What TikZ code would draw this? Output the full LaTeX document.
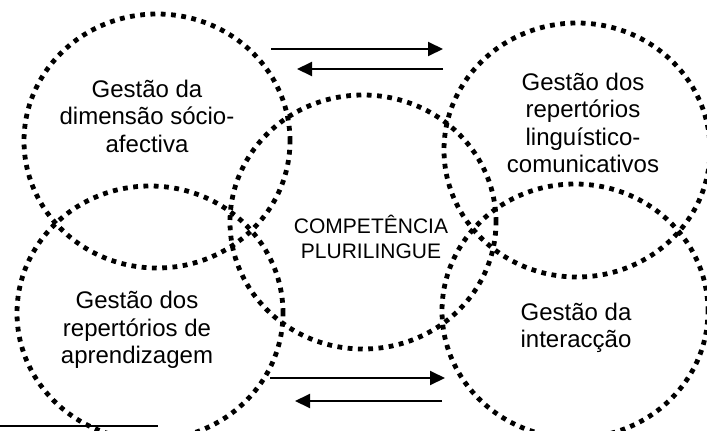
\documentclass[tikz,border=0pt]{standalone}
\usepackage{fontspec}
\setmainfont{Liberation Sans}
\usetikzlibrary{shapes.geometric,arrows.meta}

\begin{document}
\begin{tikzpicture}[
        x=1pt, y=-1pt,
        zone/.style={
            ellipse, draw, line width=4.8pt,
            dash pattern=on 4.8pt off 5.5pt,
            minimum width=266pt, minimum height=254pt,
            inner sep=0pt
        },
        gestao/.style={align=center, font=\fontsize{24}{27.5}\selectfont},
        nucleo/.style={align=center, font=\fontsize{21}{25}\selectfont},
        link/.style={line width=2pt, -{Triangle[length=15pt, width=14pt]}}
    ]
    \useasboundingbox (0,0) rectangle (707,431);

    % the five zones
    \node[zone] (socio)   at (157,141) {};
    \node[zone] (lingua)  at (577,150) {};
    \node[zone] (centro)  at (363,222) {};
    \node[zone] (aprend)  at (150,313) {};
    \node[zone] (interac) at (575,311) {};

    % texts
    \node[gestao] (socio-t)   at (147,116) {Gestão da\\dimensão sócio-\\afectiva};
    \node[gestao] (lingua-t)  at (583,123) {Gestão dos\\repertórios\\linguístico-\\comunicativos};
    \node[nucleo] (centro-t)  at (371,237) {COMPETÊNCIA\\PLURILINGUE};
    \node[gestao] (aprend-t)  at (137,330) {Gestão dos\\repertórios de\\aprendizagem};
    \node[gestao] (interac-t) at (576,328) {Gestão da\\interacção};

    % arrows
    \coordinate (top-a) at (271,49);
    \coordinate (top-b) at (443,49);
    \coordinate (top-c) at (443,69);
    \coordinate (top-d) at (297,69);
    \coordinate (bot-a) at (270,378);
    \coordinate (bot-b) at (445,378);
    \coordinate (bot-c) at (442,401);
    \coordinate (bot-d) at (295,401);
    \draw[link] (top-a) -- (top-b);
    \draw[link] (top-c) -- (top-d);
    \draw[link] (bot-a) -- (bot-b);
    \draw[link] (bot-c) -- (bot-d);

    % rule
    \coordinate (rule-a) at (0,426);
    \coordinate (rule-b) at (158,426);
    \draw[line width=1.5pt] (rule-a) -- (rule-b);
\end{tikzpicture}
\end{document}
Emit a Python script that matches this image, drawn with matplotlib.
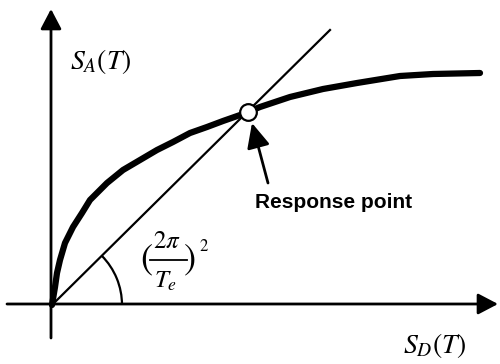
import matplotlib
matplotlib.use('Agg')
import matplotlib.pyplot as plt
from matplotlib.patches import Arc

plt.rcParams['mathtext.fontset'] = 'stix'

# capacity curve S_A vs S_D (plot units)
curve_sd = [0, 3, 5, 8, 13, 21, 30, 38, 55, 71, 88, 105, 121, 138, 155, 171,
            191, 208, 238, 271, 305, 348, 381, 428]
curve_sa = [0, 18, 32, 45, 62, 78, 92, 105, 122, 135, 145, 155, 163, 172, 178, 184,
            191, 198, 208, 216, 222, 229, 231, 232]

# demand line through origin, slope (2*pi/Te)^2
line_sd = [0, 278]
line_sa = [0, 275]

# intersection
resp_sd, resp_sa = 196, 193

fig = plt.figure(figsize=(5, 3.64), dpi=100)
ax = fig.add_axes([0, 0, 1, 1])
ax.set_xlim(-52, 448)
ax.set_ylim(-59, 305)
ax.axis('off')

arrow_kw = dict(arrowstyle='-|>,head_length=0.61,head_width=0.32',
                mutation_scale=20, lw=2, color='black', shrinkA=0, shrinkB=0)
ax.annotate('', xy=(446, 1), xytext=(-45, 1), arrowprops=arrow_kw)
ax.annotate('', xy=(-1, 296), xytext=(-1, -33), arrowprops=arrow_kw)

ax.plot(line_sd, line_sa, color='black', lw=1.6)
ax.plot(curve_sd, curve_sa, color='black', lw=4.5, solid_capstyle='round',
        solid_joinstyle='round')
ax.plot(resp_sd, resp_sa, 'o', ms=12, mfc='white', mec='black', mew=1.6, zorder=5)

# angle of the demand line
ax.add_patch(Arc((0, 0), 140, 140, theta1=0, theta2=44.7, color='black', lw=1.6))

ax.annotate('', xy=(200, 182), xytext=(216, 122),
            arrowprops=dict(arrowstyle='-|>,head_length=0.75,head_width=0.35',
                            mutation_scale=20, lw=2, color='black',
                            shrinkA=0, shrinkB=0))
ax.text(282, 103, 'Response point', ha='center', va='center', fontsize=15,
        family='Liberation Sans', fontweight='bold')

# (2*pi/Te)^2 label, built up piece by piece
ax.text(115, 64, r'$2\pi$', fontsize=18, ha='center', va='center')
ax.plot([98, 135], [45, 45], color='black', lw=1.3)
ax.text(114, 24, r'$T_e$', fontsize=18, ha='center', va='center')
ax.text(94, 44, '(', fontsize=26, ha='center', va='center', family='STIXGeneral')
ax.text(138, 44, ')', fontsize=26, ha='center', va='center', family='STIXGeneral')
ax.text(152, 58, '2', fontsize=12, ha='center', va='center', family='STIXGeneral')

ax.text(18, 243, r'$S_A(T)$', fontsize=20, ha='left', va='center')
ax.text(351, -41, r'$S_D(T)$', fontsize=20, ha='left', va='center')

fig.savefig('out.png', dpi=100)
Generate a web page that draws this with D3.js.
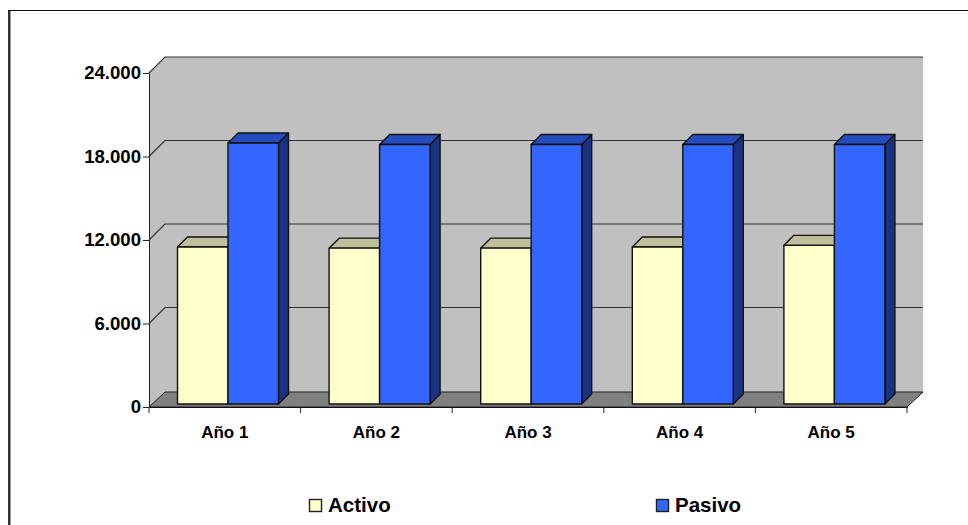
<!DOCTYPE html>
<html>
<head>
<meta charset="utf-8">
<script src="https://cdnjs.cloudflare.com/ajax/libs/d3/7.8.5/d3.min.js"></script>
<style>
  html, body { margin: 0; padding: 0; background: #fff; }
  svg { display: block; }
  text { font-family: "Liberation Sans", Arial, sans-serif; font-weight: bold; fill: #000; }
</style>
</head>
<body>
<div id="chart"></div>
<script>
// values
var years = ["Año 1", "Año 2", "Año 3", "Año 4", "Año 5"];
var activo = [11280, 11200, 11200, 11280, 11400];
var pasivo = [18750, 18650, 18650, 18650, 18650];
var yTicks = [0, 6000, 12000, 18000, 24000];
var seriesNames = ["Activo", "Pasivo"];
var seriesValues = [activo, pasivo];

var colors = {
	Activo: { front: "#ffffcc", top: "#bfbf99", side: "#808066" },
	Pasivo: { front: "#3366ff", top: "#264dbf", side: "#1a3380" }
};

var width = 968, height = 525;
var x0 = 149, x1 = 907, yBase = 407, yTop = 73;
var wallDepth = 16, barDepth = 10, barLift = 3;

var svg = d3.select("#chart").append("svg")
	.attr("width", width)
	.attr("height", height);

// outer frame, the bottom and right side are cut off in the picture
svg.append("line")
	.attr("x1", 9.25).attr("x2", 9.25).attr("y1", 10).attr("y2", 525)
	.attr("stroke", "#333").attr("stroke-width", 2.5);
svg.append("line")
	.attr("x1", 8).attr("x2", 968).attr("y1", 10.5).attr("y2", 10.5)
	.attr("stroke", "#111");

var x = d3.scaleBand().domain(years).range([x0, x1]);
var xInner = d3.scaleBand().domain(seriesNames).range([28.5, 129.5]);
var y = d3.scaleLinear().domain([0, 24000]).range([yBase, yTop]);

var fmt = d3.formatLocale({ decimal: ",", thousands: ".", grouping: [3], currency: ["", ""] }).format(",d");

function pts(list) {
	return list.map(function(p) { return p.join(","); }).join(" ");
}

// walls and floor
svg.append("polygon")
	.attr("points", pts([[x0, yTop], [x0 + wallDepth, yTop - wallDepth], [x1 + wallDepth, yTop - wallDepth], [x1 + wallDepth, yBase - wallDepth + 1], [x0, yBase]]))
	.attr("fill", "#c0c0c0");
svg.append("polygon")
	.attr("points", pts([[x0, yBase], [x0 + wallDepth, yBase - wallDepth + 1], [x1 + wallDepth, yBase - wallDepth + 1], [x1, yBase]]))
	.attr("fill", "#808080")
	.attr("stroke", "#222");

// gridlines run along the side wall and the back wall
svg.append("g").selectAll("polyline")
	.data(yTicks.slice(1))
	.enter().append("polyline")
	.attr("points", function(d) {
		return pts([[x0, y(d)], [x0 + wallDepth, y(d) - wallDepth], [x1 + wallDepth, y(d) - wallDepth]]);
	})
	.attr("fill", "none")
	.attr("stroke", "#333")
	.attr("stroke-width", 1.2);

// one group per category, the bars are drawn left to right so the next front hides the side
var groups = svg.append("g").selectAll("g")
	.data(years)
	.enter().append("g");

seriesNames.forEach(function(name, s) {
	groups.each(function(year, i) {
		var v = seriesValues[s][i];
		var left = x(year) + xInner(name);
		var right = left + xInner.bandwidth();
		var top = y(v) - barLift;
		var bottom = y(0) - barLift;
		var c = colors[name];
		var g = d3.select(this).append("g")
			.attr("stroke", "#111")
			.attr("stroke-width", 1.4)
			.attr("stroke-linejoin", "round");

		g.append("polygon")
			.attr("points", pts([[right, top], [right + barDepth, top - barDepth], [right + barDepth, bottom - barDepth], [right, bottom]]))
			.attr("fill", c.side);
		g.append("polygon")
			.attr("points", pts([[left, top], [left + barDepth, top - barDepth], [right + barDepth, top - barDepth], [right, top]]))
			.attr("fill", c.top);
		g.append("rect")
			.attr("x", left).attr("y", top)
			.attr("width", xInner.bandwidth()).attr("height", bottom - top)
			.attr("fill", c.front);
	});
});

// axes
var yAxis = d3.axisLeft(y).tickValues(yTicks).tickFormat(fmt).tickSizeOuter(0).tickSize(6).tickPadding(2);
var gy = svg.append("g").attr("transform", "translate(" + x0 + ",0)").call(yAxis);
gy.selectAll("text").style("font-size", "18.6px");
gy.selectAll("line, path").attr("stroke", "#222");

var xAxis = d3.axisBottom(x).tickSize(0).tickPadding(19);
var gx = svg.append("g").attr("transform", "translate(0," + yBase + ")").call(xAxis);
gx.selectAll("text").style("font-size", "17px");
gx.select("path").attr("stroke", "#111");

// category separators sit on the band edges
svg.append("g").selectAll("line")
	.data(years.concat(["end"]))
	.enter().append("line")
	.attr("x1", function(d) { return d === "end" ? x1 : x(d); })
	.attr("x2", function(d) { return d === "end" ? x1 : x(d); })
	.attr("y1", yBase)
	.attr("y2", yBase + 6)
	.attr("stroke", "#222");

// legend
var legendX = d3.scalePoint().domain(seriesNames).range([309.5, 656.5]);
var legend = svg.append("g").selectAll("g")
	.data(seriesNames)
	.enter().append("g")
	.attr("transform", function(d) { return "translate(" + legendX(d) + ",499.5)"; });
legend.append("rect")
	.attr("width", 12).attr("height", 12)
	.attr("fill", function(d) { return colors[d].front; })
	.attr("stroke", "#222")
	.attr("stroke-width", 1.4);
legend.append("text")
	.attr("x", 18.5).attr("y", 12.5)
	.style("font-size", "20.5px")
	.text(function(d) { return d; });
</script>
</body>
</html>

◆ ◆ ◆ ◆

* _What to do_:
Search the entries for the string "this" and collect each line that has it.

* _Answer in full_:
What TikZ code would draw this? Output the full LaTeX document.
Emit a Python script that matches this image, drawn with matplotlib.
Generate a web page that draws this with D3.js.
		var g = d3.select(this).append("g")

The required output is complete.